THE Victorian Lower House of Parliament has narrowly passed controversial euthanasia legislation after a marathon debate that lasted more than 24 hours.

The Voluntary Assisted Dying Bill passed 47 votes to 37 after a conscience vote.

The bill now heads to the Upper House where, if successfully passed in a fortnight, will become law and allow terminally ill people over the age of 18 to access lethal drugs.

The debate over the bill was contentious with many member making impassioned pleas for both sides of the argument.

"No time to die is ever the right time," Premier Daniel Andrews said before the vote.

"Every year, 50 people experiencing an irreversible deterioration in physical health are resorting to ... the final cry of human desperation.

"This is happening, quietly and violently in our suburbs and towns.

"Nobody should have to live their last days like this."

However, Deputy Premier James Merlino countered by the bill would be "state-sanctioned suicide", arguing there would be too many avenues for the bill to be abused.

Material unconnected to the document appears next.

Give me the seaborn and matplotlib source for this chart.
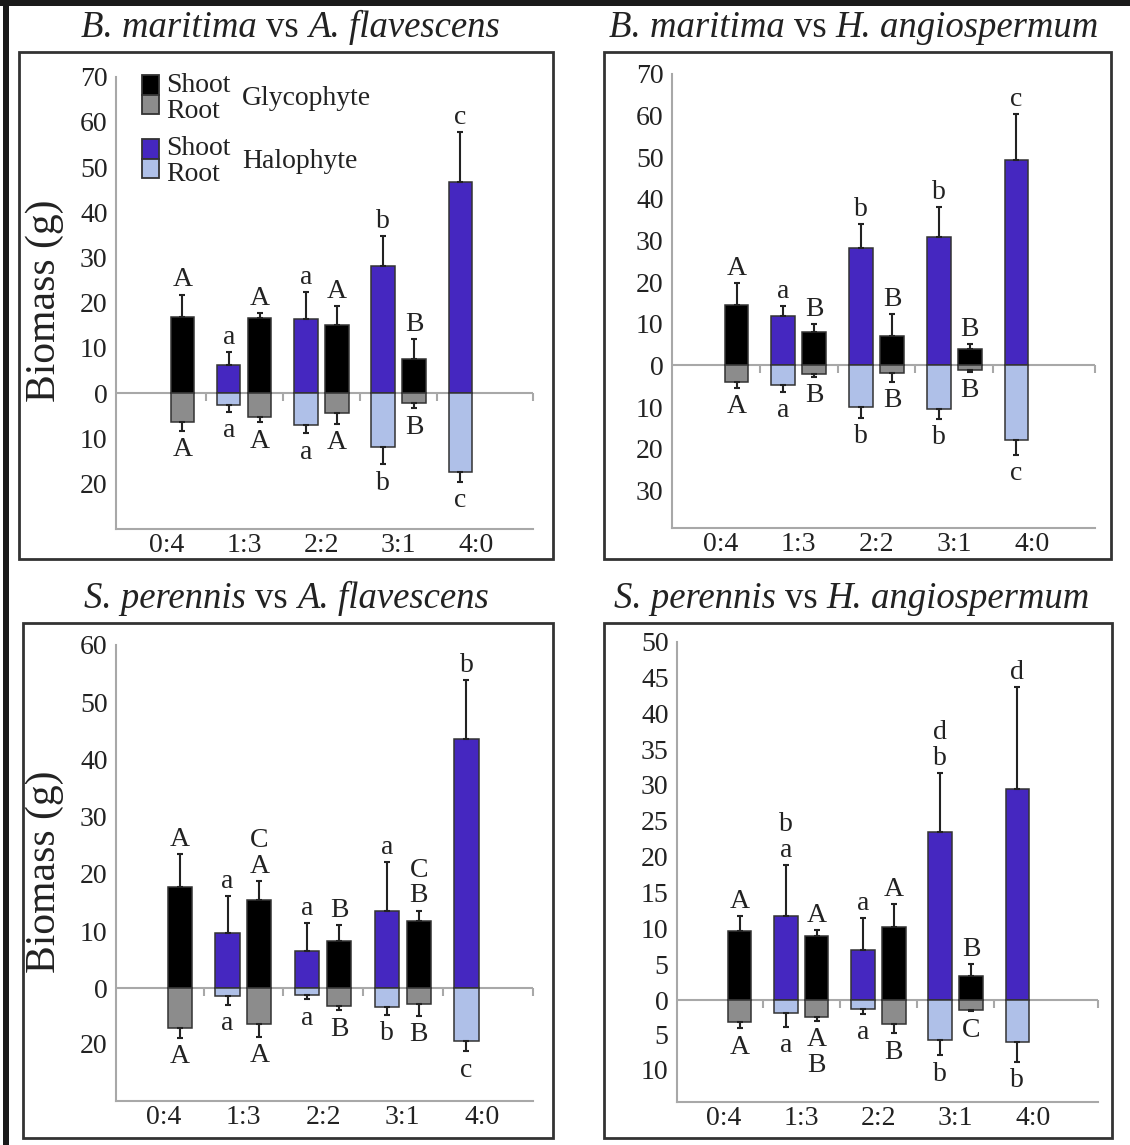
import numpy as np
import pandas as pd
import matplotlib
matplotlib.use("Agg")
import matplotlib.pyplot as plt
from matplotlib.patches import Rectangle
from matplotlib.ticker import FixedLocator, FuncFormatter, NullFormatter
import seaborn as sns

# ---------------------------------------------------------------- data
ratios = ["0:4", "1:3", "2:2", "3:1", "4:0"]
plants = ["Halophyte", "Glycophyte"]
nan = np.nan

# B. maritima (halophyte) vs A. flavescens (glycophyte)
bmaf_hal_shoot = [nan, 6.3, 16.4, 28.1, 46.8]
bmaf_hal_shoot_se = [nan, 2.8, 5.9, 6.7, 11.0]
bmaf_hal_root = [nan, 2.6, 7.0, 12.0, 17.4]
bmaf_hal_root_se = [nan, 1.5, 1.9, 3.8, 2.2]
bmaf_gly_shoot = [16.8, 16.7, 15.1, 7.5, nan]
bmaf_gly_shoot_se = [5.0, 1.1, 4.1, 4.5, nan]
bmaf_gly_root = [6.5, 5.2, 4.5, 2.1, nan]
bmaf_gly_root_se = [1.9, 1.3, 2.4, 1.3, nan]
bmaf_hal_shoot_sig = ["", "a", "a", "b", "c"]
bmaf_hal_root_sig = ["", "a", "a", "b", "c"]
bmaf_gly_shoot_sig = ["A", "A", "A", "B", ""]
bmaf_gly_root_sig = ["A", "A", "A", "B", ""]

# B. maritima (halophyte) vs H. angiospermum (glycophyte)
bmha_hal_shoot = [nan, 11.8, 28.1, 30.8, 49.4]
bmha_hal_shoot_se = [nan, 2.4, 5.8, 7.2, 10.9]
bmha_hal_root = [nan, 4.7, 9.9, 10.5, 17.8]
bmha_hal_root_se = [nan, 1.7, 2.7, 2.3, 3.6]
bmha_gly_shoot = [14.6, 8.1, 7.0, 3.9, nan]
bmha_gly_shoot_se = [5.1, 1.8, 5.3, 1.2, nan]
bmha_gly_root = [4.0, 2.1, 1.9, 1.0, nan]
bmha_gly_root_se = [1.3, 0.6, 2.0, 0.5, nan]
bmha_hal_shoot_sig = ["", "a", "b", "b", "c"]
bmha_hal_root_sig = ["", "a", "b", "b", "c"]
bmha_gly_shoot_sig = ["A", "B", "B", "B", ""]
bmha_gly_root_sig = ["A", "B", "B", "B", ""]

# S. perennis (halophyte) vs A. flavescens (glycophyte)
spaf_hal_shoot = [nan, 9.6, 6.5, 13.5, 43.5]
spaf_hal_shoot_se = [nan, 6.6, 4.9, 8.5, 10.3]
spaf_hal_root = [nan, 2.9, 2.4, 6.9, 19.3]
spaf_hal_root_se = [nan, 3.1, 1.6, 2.7, 3.6]
spaf_gly_shoot = [17.7, 15.5, 8.3, 11.7, nan]
spaf_gly_shoot_se = [5.7, 3.3, 2.7, 1.9, nan]
spaf_gly_root = [14.4, 13.1, 6.4, 5.7, nan]
spaf_gly_root_se = [3.6, 4.5, 1.6, 4.3, nan]
spaf_hal_shoot_sig = ["", "a", "a", "a", "b"]
spaf_hal_root_sig = ["", "a", "a", "b", "c"]
spaf_gly_shoot_sig = ["A", "C\nA", "B", "C\nB", ""]
spaf_gly_root_sig = ["A", "A", "B", "B", ""]

# S. perennis (halophyte) vs H. angiospermum (glycophyte)
spha_hal_shoot = [nan, 11.8, 7.0, 23.5, 29.5]
spha_hal_shoot_se = [nan, 7.0, 4.4, 8.2, 14.2]
spha_hal_root = [nan, 1.8, 1.2, 5.7, 6.0]
spha_hal_root_se = [nan, 2.1, 0.8, 2.3, 2.9]
spha_gly_shoot = [9.7, 8.9, 10.2, 3.4, nan]
spha_gly_shoot_se = [2.0, 0.9, 3.2, 1.7, nan]
spha_gly_root = [3.2, 2.4, 3.5, 1.4, nan]
spha_gly_root_se = [0.9, 0.6, 1.3, 0.2, nan]
spha_hal_shoot_sig = ["", "b\na", "a", "d\nb", "d"]
spha_hal_root_sig = ["", "a", "a", "b", "b"]
spha_gly_shoot_sig = ["A", "A", "A", "B", ""]
spha_gly_root_sig = ["A", "A\nB", "B", "C", ""]

# --------------------------------------------------------------- style
sns.set_style("white")
plt.rcParams["font.family"] = ["Liberation Serif", "DejaVu Serif"]

SHOOT_PAL = {"Halophyte": "#4527c0", "Glycophyte": "#000000"}
ROOT_PAL = {"Halophyte": "#afc0e8", "Glycophyte": "#8c8c8c"}
EDGE = "#333333"
AXIS_GREY = "#a8a8a8"
TEXT = "#222222"
FS = 20
TITLE_FS = 26.5

W, H = 1130, 1145
fig = plt.figure(figsize=(W / 100, H / 100), dpi=100)
fig.patch.set_facecolor("white")
renderer = fig.canvas.get_renderer()


def fx(px):
    return px / W


def fy(py):
    return 1 - py / H


def build_frame(prefix):
    g = globals()
    rows = []
    for plant, key in (("Halophyte", "hal"), ("Glycophyte", "gly")):
        for part, sign in (("Shoot", 1), ("Root", -1)):
            vals = g[f"{prefix}_{key}_{part.lower()}"]
            ses = g[f"{prefix}_{key}_{part.lower()}_se"]
            sigs = g[f"{prefix}_{key}_{part.lower()}_sig"]
            for r, v, s, t in zip(ratios, vals, ses, sigs):
                rows.append(dict(ratio=r, plant=plant, part=part,
                                 value=sign * v, se=s, sig=t))
    return pd.DataFrame(rows).dropna(subset=["value"])


def draw_title(cx, baseline, pieces):
    """Write a line of mixed italic/upright words centred on cx (pixels)."""
    space = 0.25 * TITLE_FS * 100 / 72
    texts, widths = [], []
    for word, style in pieces:
        t = fig.text(0, fy(baseline), word, ha="left", va="baseline",
                     fontsize=TITLE_FS, style=style, color=TEXT)
        widths.append(t.get_window_extent(renderer).width)
        texts.append(t)
    total = sum(widths) + space * (len(pieces) - 1)
    x = cx - total / 2
    for t, w in zip(texts, widths):
        t.set_x(fx(x))
        x += w + space


panels = [
    dict(prefix="bmaf", title=["B. maritima", "vs", "A. flavescens"],
         axes_px=(116, 76.8, 533, 528.6), box_px=(19, 52, 553, 559),
         title_px=(290, 37), ylim=(-30, 70), neg=1.0, xlim=(-0.66, 4.74),
         yticks=[-20, -10, 0, 10, 20, 30, 40, 50, 60, 70], ylabel_y=301),
    dict(prefix="bmha", title=["B. maritima", "vs", "H. angiospermum"],
         axes_px=(672, 73.9, 1095, 527.9), box_px=(604, 52, 1111, 559),
         title_px=(854, 37), ylim=(-39, 70), neg=1.0, xlim=(-0.63, 4.81),
         yticks=[-30, -20, -10, 0, 10, 20, 30, 40, 50, 60, 70], ylabel_y=None),
    dict(prefix="spaf", title=["S. perennis", "vs", "A. flavescens"],
         axes_px=(116, 645, 532.6, 1101), box_px=(22.5, 623, 553, 1137.5),
         title_px=(286, 608), ylim=(-41, 60), neg=0.48, xlim=(-0.60, 4.63),
         yticks=[-20, 0, 10, 20, 30, 40, 50, 60], ylabel_y=872),
    dict(prefix="spha", title=["S. perennis", "vs", "H. angiospermum"],
         axes_px=(677, 641.5, 1097.6, 1101.5), box_px=(604, 623, 1112, 1137.5),
         title_px=(852, 608), ylim=(-14.7, 50), neg=0.96, xlim=(-0.61, 4.84),
         yticks=[-10, -5, 0, 5, 10, 15, 20, 25, 30, 35, 40, 45, 50], ylabel_y=None),
]

for p in panels:
    l, t, r, b = p["axes_px"]
    ax = fig.add_axes([fx(l), fy(b), (r - l) / W, (b - t) / H])
    df = build_frame(p["prefix"])

    common = dict(x="ratio", y="value", hue="plant", order=ratios,
                  hue_order=plants, saturation=1, width=0.8, gap=0.24,
                  errorbar=None, edgecolor=EDGE, linewidth=1.1,
                  legend=False, ax=ax, zorder=2)
    sns.barplot(data=df[df.part == "Shoot"], palette=SHOOT_PAL, **common)
    sns.barplot(data=df[df.part == "Root"], palette=ROOT_PAL, **common)

    # root side of the axis may use its own compression
    k = p["neg"]
    ax.set_yscale("function", functions=(
        lambda y, k=k: np.where(y < 0, y * k, y),
        lambda y, k=k: np.where(y < 0, y / k, y)))
    ax.set_ylim(*p["ylim"])
    ax.set_xlim(*p["xlim"])

    # error bars and significance letters, placed on each drawn bar
    for patch in list(ax.patches):
        h = patch.get_height()
        if not np.isfinite(h) or h == 0:
            continue
        xc = patch.get_x() + patch.get_width() / 2
        cat = int(round(xc))
        plant = "Halophyte" if xc < cat else "Glycophyte"
        part = "Shoot" if h > 0 else "Root"
        row = df[(df.ratio == ratios[cat]) & (df.plant == plant) & (df.part == part)].iloc[0]
        v, se, sig = row.value, row.se, row.sig
        if part == "Shoot":
            yerr = [[0], [se]]
            tip = v + se
            off, va = 1.5, "bottom"
        else:
            yerr = [[se], [0]]
            tip = v - se
            off, va = -4.5, "top"
        ax.errorbar([xc], [v], yerr=yerr, fmt="none", ecolor="#222222",
                    elinewidth=1.5, capsize=2.5, capthick=1.5, zorder=3)
        if sig:
            ax.annotate(sig, xy=(xc, tip), xytext=(0, off),
                        textcoords="offset points", ha="center", va=va,
                        fontsize=FS, color=TEXT, linespacing=1.05)

    # zero line with category separators
    ax.axhline(0, color=AXIS_GREY, lw=1.5, zorder=1)
    seps = [0.5, 1.5, 2.5, 3.5, p["xlim"][1]]
    ax.plot(seps, [0] * len(seps), ls="none", marker=3, ms=6,
            mew=1.5, color=AXIS_GREY, zorder=1, clip_on=False)

    # axes styling
    for side in ("top", "right"):
        ax.spines[side].set_visible(False)
    for side in ("left", "bottom"):
        ax.spines[side].set_color(AXIS_GREY)
        ax.spines[side].set_linewidth(1.5)
    ax.set_facecolor("none")
    ax.set_xlabel("")
    ax.set_ylabel("")

    ax.yaxis.set_major_locator(FixedLocator(p["yticks"]))
    ax.yaxis.set_minor_locator(FixedLocator([]))
    ax.yaxis.set_major_formatter(FuncFormatter(lambda v, pos: f"{abs(v):g}"))
    ax.tick_params(axis="y", which="major", direction="out", length=4.5,
                   width=1.3, color=AXIS_GREY, labelsize=FS,
                   labelcolor=TEXT, pad=1.5)

    ax.xaxis.set_major_locator(FixedLocator(seps))
    ax.xaxis.set_major_formatter(NullFormatter())
    ax.xaxis.set_minor_locator(FixedLocator(range(len(ratios))))
    ax.xaxis.set_minor_formatter(FuncFormatter(lambda v, pos: ratios[int(round(v))]))
    ax.tick_params(axis="x", which="major", direction="out", length=5,
                   width=1.5, color=AXIS_GREY)
    ax.tick_params(axis="x", which="minor", length=0, labelsize=FS,
                   labelcolor=TEXT, pad=3)

    # panel frame and title
    bl, bt, br, bb = p["box_px"]
    fig.add_artist(Rectangle((fx(bl), fy(bb)), (br - bl) / W, (bb - bt) / H,
                             transform=fig.transFigure, fill=False,
                             edgecolor="#333333", lw=2))
    tx, ty = p["title_px"]
    sp1, vs, sp2 = p["title"]
    draw_title(tx, ty, [(sp1, "italic"), (vs, "normal"), (sp2, "italic")])
    if p["ylabel_y"] is not None:
        fig.text(fx(45), fy(p["ylabel_y"]), "Biomass (g)", rotation=90,
                 ha="center", va="center", fontsize=30, color=TEXT)

# legend drawn inside the first panel
leg_rows = [
    ("Glycophyte", SHOOT_PAL["Glycophyte"], ROOT_PAL["Glycophyte"], 75, 98.6),
    ("Halophyte", SHOOT_PAL["Halophyte"], ROOT_PAL["Halophyte"], 139, 161.4),
]
for name, c_shoot, c_root, top, mid in leg_rows:
    for j, col in enumerate((c_shoot, c_root)):
        y0 = top + j * 19.6
        fig.add_artist(Rectangle((fx(141.7), fy(y0 + 19.6)), 17.6 / W, 19.6 / H,
                                 transform=fig.transFigure, facecolor=col,
                                 edgecolor=EDGE, lw=1.3))
    fig.text(fx(166), fy(mid), "Shoot\nRoot", ha="left", va="center",
             fontsize=FS, color=TEXT, linespacing=1.05)
    fig.text(fx(242), fy(mid), name, ha="left", va="center",
             fontsize=FS, color=TEXT)

# outer frame strips
fig.add_artist(Rectangle((0, fy(6)), 1, 6 / H, transform=fig.transFigure,
                         facecolor="#1a1a1a", edgecolor="none"))
fig.add_artist(Rectangle((fx(3), 0), 6 / W, 1, transform=fig.transFigure,
                         facecolor="#1a1a1a", edgecolor="none"))

fig.savefig("out.png", dpi=100, facecolor="white")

"If you say one group of people can be euthanised or assisted to commit suicide, on what basis do you deny other people if this person has a right to die?" he said.

"Why not those with a disability, why not children, why not the frail and elderly, why not those suffering from extreme loneliness or despair, why not those who are simply tired of living?

"This is the line that parliament is considering crossing - state-sanctioned suicide."